*Supplied records:*
-.-.-

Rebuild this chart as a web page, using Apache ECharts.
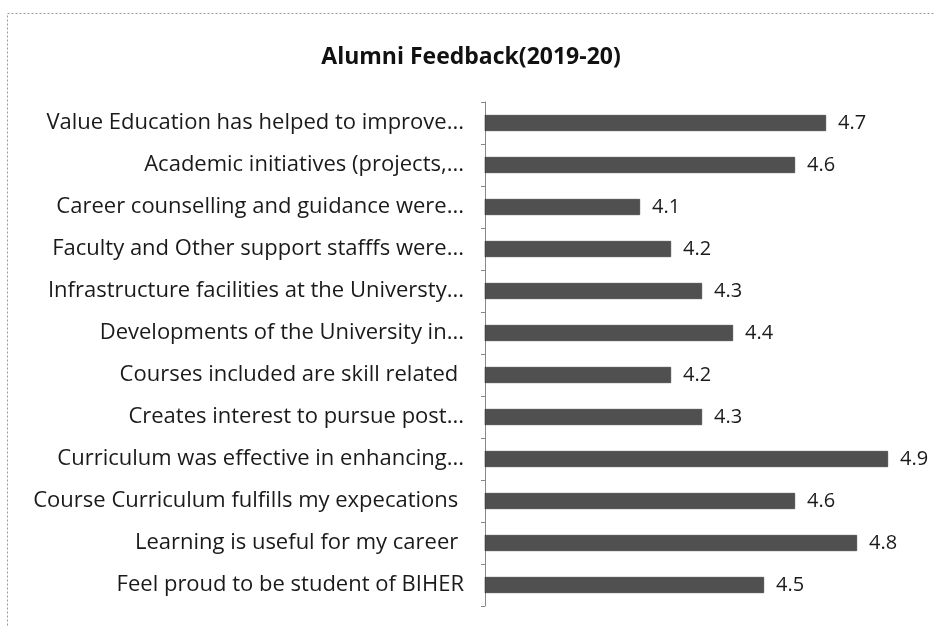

-.-.-

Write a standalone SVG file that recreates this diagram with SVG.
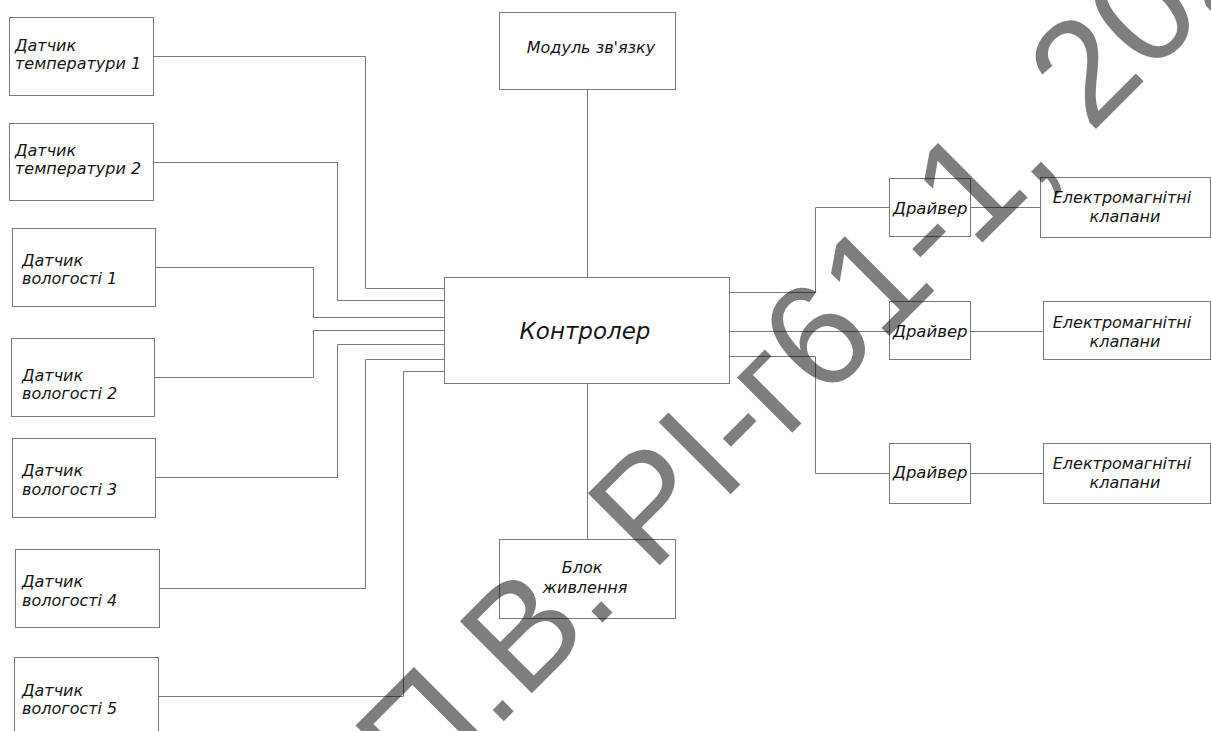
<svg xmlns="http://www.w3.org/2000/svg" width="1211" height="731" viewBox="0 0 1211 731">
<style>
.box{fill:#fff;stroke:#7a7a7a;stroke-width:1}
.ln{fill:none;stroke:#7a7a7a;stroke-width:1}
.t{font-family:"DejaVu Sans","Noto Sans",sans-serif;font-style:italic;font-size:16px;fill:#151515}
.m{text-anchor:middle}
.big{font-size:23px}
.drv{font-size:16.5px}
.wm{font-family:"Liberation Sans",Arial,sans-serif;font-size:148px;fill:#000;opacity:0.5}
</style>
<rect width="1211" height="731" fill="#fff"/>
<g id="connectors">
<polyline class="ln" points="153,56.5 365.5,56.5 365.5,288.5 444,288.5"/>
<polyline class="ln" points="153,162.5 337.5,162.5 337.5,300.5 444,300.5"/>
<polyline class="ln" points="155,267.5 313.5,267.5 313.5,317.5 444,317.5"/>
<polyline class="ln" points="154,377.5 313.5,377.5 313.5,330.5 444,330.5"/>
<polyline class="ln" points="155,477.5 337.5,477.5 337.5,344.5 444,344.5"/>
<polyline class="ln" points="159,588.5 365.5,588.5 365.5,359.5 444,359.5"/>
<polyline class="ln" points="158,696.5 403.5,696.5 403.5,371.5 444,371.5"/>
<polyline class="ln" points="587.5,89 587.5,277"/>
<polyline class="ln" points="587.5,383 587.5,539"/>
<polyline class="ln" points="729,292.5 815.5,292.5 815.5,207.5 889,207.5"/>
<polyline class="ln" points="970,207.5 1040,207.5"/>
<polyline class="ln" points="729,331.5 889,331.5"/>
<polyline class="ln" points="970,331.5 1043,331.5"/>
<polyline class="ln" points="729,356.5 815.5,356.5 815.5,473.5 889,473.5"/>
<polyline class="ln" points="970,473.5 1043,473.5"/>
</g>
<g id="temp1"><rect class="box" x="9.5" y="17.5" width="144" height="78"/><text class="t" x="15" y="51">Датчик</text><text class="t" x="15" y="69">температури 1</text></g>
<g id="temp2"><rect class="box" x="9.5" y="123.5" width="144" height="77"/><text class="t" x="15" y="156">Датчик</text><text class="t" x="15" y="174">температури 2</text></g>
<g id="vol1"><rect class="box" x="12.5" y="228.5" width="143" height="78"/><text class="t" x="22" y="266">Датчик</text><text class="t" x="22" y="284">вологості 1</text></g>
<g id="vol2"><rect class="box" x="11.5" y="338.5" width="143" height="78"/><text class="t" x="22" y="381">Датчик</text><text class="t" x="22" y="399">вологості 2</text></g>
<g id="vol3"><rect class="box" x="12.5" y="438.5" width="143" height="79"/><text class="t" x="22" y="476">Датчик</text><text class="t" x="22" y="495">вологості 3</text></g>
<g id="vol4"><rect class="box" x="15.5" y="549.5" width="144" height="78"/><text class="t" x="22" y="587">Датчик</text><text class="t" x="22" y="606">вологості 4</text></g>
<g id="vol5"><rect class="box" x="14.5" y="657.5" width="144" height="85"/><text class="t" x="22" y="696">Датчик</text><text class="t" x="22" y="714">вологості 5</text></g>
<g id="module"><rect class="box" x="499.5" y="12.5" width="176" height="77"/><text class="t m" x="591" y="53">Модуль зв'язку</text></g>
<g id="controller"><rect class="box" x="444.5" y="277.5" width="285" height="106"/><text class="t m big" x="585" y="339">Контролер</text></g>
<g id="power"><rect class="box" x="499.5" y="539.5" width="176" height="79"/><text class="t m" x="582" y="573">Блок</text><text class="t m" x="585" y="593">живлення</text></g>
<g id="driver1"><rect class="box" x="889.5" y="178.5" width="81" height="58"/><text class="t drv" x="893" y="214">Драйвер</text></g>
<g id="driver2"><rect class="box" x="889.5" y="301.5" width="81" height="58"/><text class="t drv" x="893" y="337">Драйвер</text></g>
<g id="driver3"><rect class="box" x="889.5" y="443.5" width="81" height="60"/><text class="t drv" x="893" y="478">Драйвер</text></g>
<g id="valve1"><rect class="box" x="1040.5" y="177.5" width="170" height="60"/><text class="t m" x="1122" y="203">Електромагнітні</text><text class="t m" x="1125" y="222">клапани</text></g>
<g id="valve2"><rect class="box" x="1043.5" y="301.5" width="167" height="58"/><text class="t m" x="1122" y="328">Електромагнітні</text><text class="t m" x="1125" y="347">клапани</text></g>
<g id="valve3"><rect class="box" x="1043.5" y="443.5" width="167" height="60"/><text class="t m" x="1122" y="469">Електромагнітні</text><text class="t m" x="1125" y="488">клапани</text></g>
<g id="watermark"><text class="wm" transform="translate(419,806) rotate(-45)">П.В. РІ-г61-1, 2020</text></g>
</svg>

-.-.-

*Requirements:* Filter lines by "this" and return each hit.

*Final result:*
Rebuild this chart as a web page, using Apache ECharts.
Write a standalone SVG file that recreates this diagram with SVG.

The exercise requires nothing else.